“And he who falls on this stone will be broken to pieces, but on whoever it will fall, it will scatter him as dust.”

The idea of the Stone then leads on to other aspects of the Stone in Scripture, and following on the parable with its emphasis on both judgment and restoration we have a similar contrast here. In Matthew 21:42 the Stone is restored, here He brings judgment.

The ideas are taken from Isaiah 8:14 and Daniel 2:34; Daniel 2:44, In the first case people stumble over the stone and fall heavily on it so that they are ‘broken to pieces', in the second the stone come crashing down on them ‘scattering them to dust'. Both are equally devastating in their effects. There is no escape. Jesus may well have been involved with buildings in His work as a carpenter and have seen such effects.

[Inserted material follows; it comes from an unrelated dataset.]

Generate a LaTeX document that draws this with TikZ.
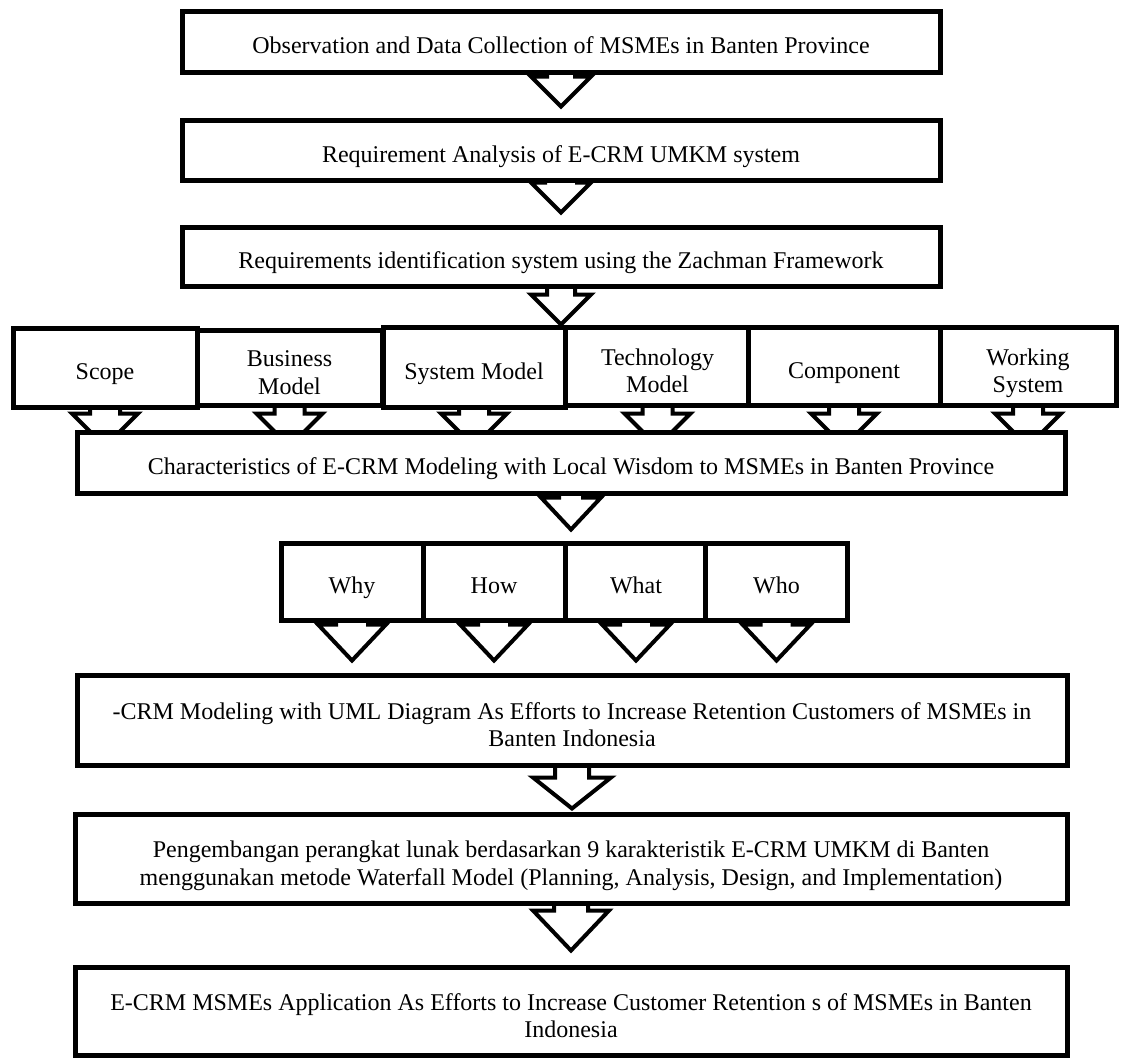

This verse parallels Luke 20:18, and is in fact missing in certain manuscripts (D, 33 and versions), but its attestation is extremely strong. If an early copyist wrote ‘autes' to end Matthew 21:43 and then carelessly picked up the text from ‘auton' at the end of Matthew 21:44 (easily done by a tired scribe working in the artificial light of a lamp) that may explain the omission in that family of texts. That is far more likely than that the same interpolation was introduced into such a wide range of texts. Furthermore the verse is required in the chiasmus.